Li-rich layered oxides (LRLOs) with greater specific capacity density are constrained by voltage attenuation and inferior rate performance because of irreversible oxygen release, metal dissolving and poor lithium-ion transport capacity. Herein, a simple surface modification is designed to solve the performance degradation and structural collapse of LRLOs. Combining experiments with density functional theory (DFT) calculations, a semi-metallic LiMn2 O4 -like structure (LMO) with spin-polarized conducting electrons, is introduced to the surface of the cathode restrains the activated surficial lattice oxygen ions by its stable oxygen vacancies. Additionally, Ni doping results in a fast-ion conductor Li0.8 Nb0.96 Ni0.2 O3 structure (LNO) with lowered lithium ions diffusion barrier, which is tightly conjugating to substrate and synergistically reinforces the Li diffusion path through the cathode-electrolyte interphase. Moreover, Mn dissolution is successfully relieved due to the decrease in Mn concentration in the coating layers.
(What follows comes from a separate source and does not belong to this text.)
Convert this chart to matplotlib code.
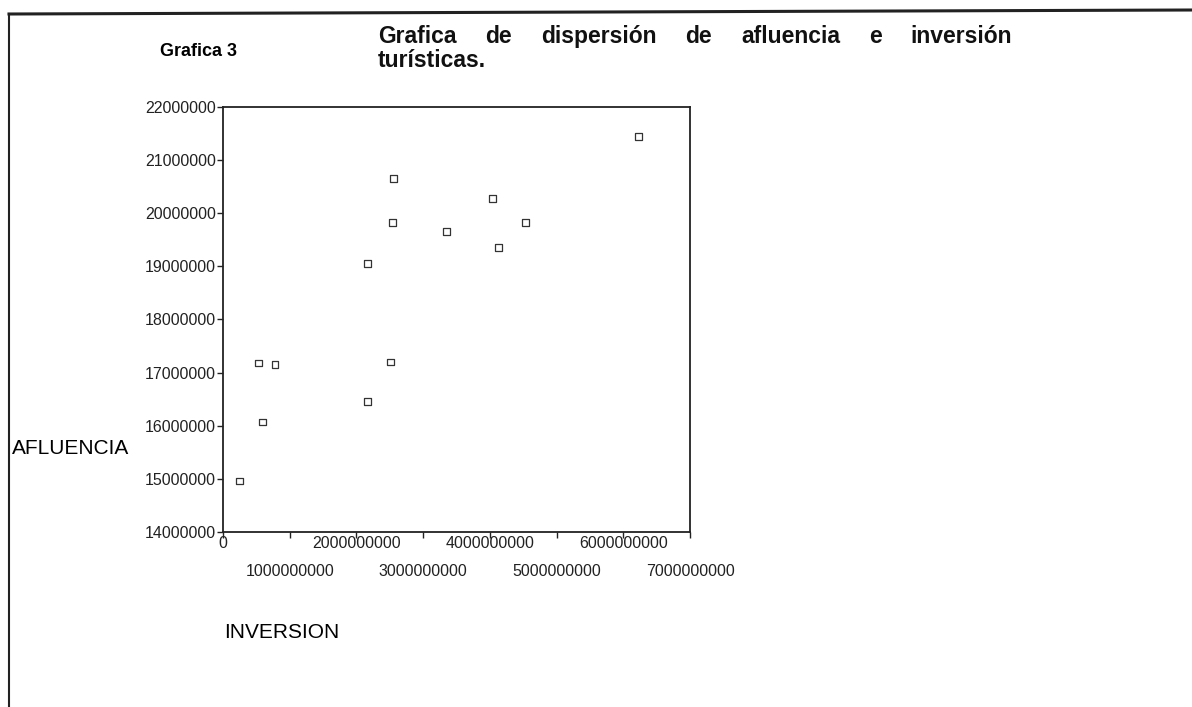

As a result, the modified material (LRLO@LMO@LNO) exhibits an ultra-high discharge capacity of 120.4 mAh g-1 even at 10 C with a very small discharge voltage attenuation of 313 mV after 600 cycles (0.52 mV per cycle) at 1 C. Undoubtedly, this method discloses a simple and effective approach to promote the practical utilization of high-energy-density.